CEB senior lecturer and principal investigator of our Process Systems Engineering group Dr Vassilios Vassiliadis has received three important awards from international scientific journals in chemical engineering. Three high impact journals – Chemical Engineering Science, Chemical Engineering Research and Design, and Computers and Chemical Engineering – have recognised his outstanding contribution as a reviewer.

Dr Vassiliadis works on the design and operation of complex production systems, and is focused on the development and application of modelling and computational methods to simulate, design, control and optimise processes, studied through the mathematical description of the underlying physicochemical and biochemical phenomena. He serves as a reviewer for 18 scientific journals and is also a member of the Editorial Advisory Board of international journal Biotechnology and Bioprocess Engineering (BBE) of the Korean Society for Biotechnology and Bioengineering.

He commented: “To receive these three awards for outstanding peer-review activities for top international journals is a very important recognition of my contribution over the last three decades in the field of chemical engineering. It means a lot to an academic to have the international research community recognise such an important aspect of their professional life.

Peer-review activities are a paramount aspect of an academic’s career, in that by this means they contribute to the international scientific and learned communities they belong to. Beyond this, they help shape the future research landscape by the questions and clarifications they request from authors, as well as their communications with editors – particularly if they belong to editorial boards of journals.

Carrying out a review of a paper is not a task that is either easy, or should be taken lightly. Quite often the work is the result of the efforts of young scholars and research students, and therefore it is important to convey to them precise and clearly structured information in their first steps towards establishing independent careers. It is paramount also to maintain a high level of professionalism, so as to avoid disappointing authors and maintain a level of strict dignity and courtesy in the field.

For an established academic it is not therefore only an honour to be involved in such international activities, but also a means to transfer knowledge through the reviews to people working at all corners of the planet. My contribution through peer-review activities to the international research community reflects directly the ethos and exceptional academic standard of Cambridge University and our department. This is where I established my independent academic career 24 years ago, being given the privilege to mature as a researcher and educator.

I am very pleased and grateful for these three awards, and hope to continue to contribute actively in my chosen field of expertise in the years to come from within our exceptionally unique institution at Cambridge.”

 

March 23rd 2019: PSE group at the Cambridge Science Festival

On Saturday 23 March, the Department of Chemical Engineering and Biotechnology organised an open day for the public as part of the Cambridge Science Festival. The aim of this event was to inform the public how chemical engineering can be linked with other fields of science to result in discoveries with profound impact on society.

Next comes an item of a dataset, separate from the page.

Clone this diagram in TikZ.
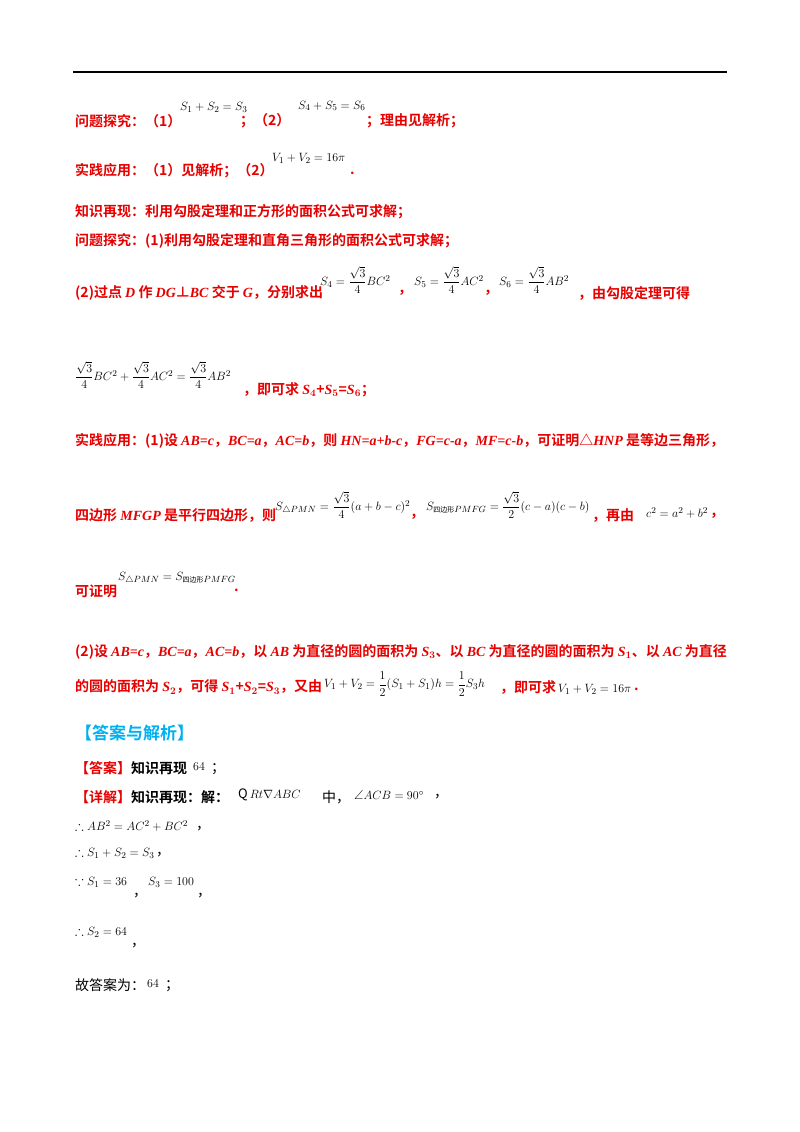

During this event, Mr Vasileios Mappas, a first year PhD student in PSE group, gave a presentation titled “From discovery to design of chemical product: Past Present and Future”. The goal of this talk was to introduce the audience to Computer Aided Molecular Design (CAMD) and how this is connected to the discovery of new molecules.

“It was the first time I participated in a Science Festival and I really enjoyed the whole experience. It was challenging to explain the concept of CAMD without any mathematical equations to an audience which did not have a background in chemical engineering and mathematics. The audience was very nice and asked many relevant questions.” said Vasileios. “I would like to thank Dr Vassilios Vassiliadis for giving me the opportunity to give this presentation, for helping me prepare and for allowing me to represent the PSE Group at the Science Festival. Also I would like to thank Dr Ljiljana Fruk for her help during the Science Festival.”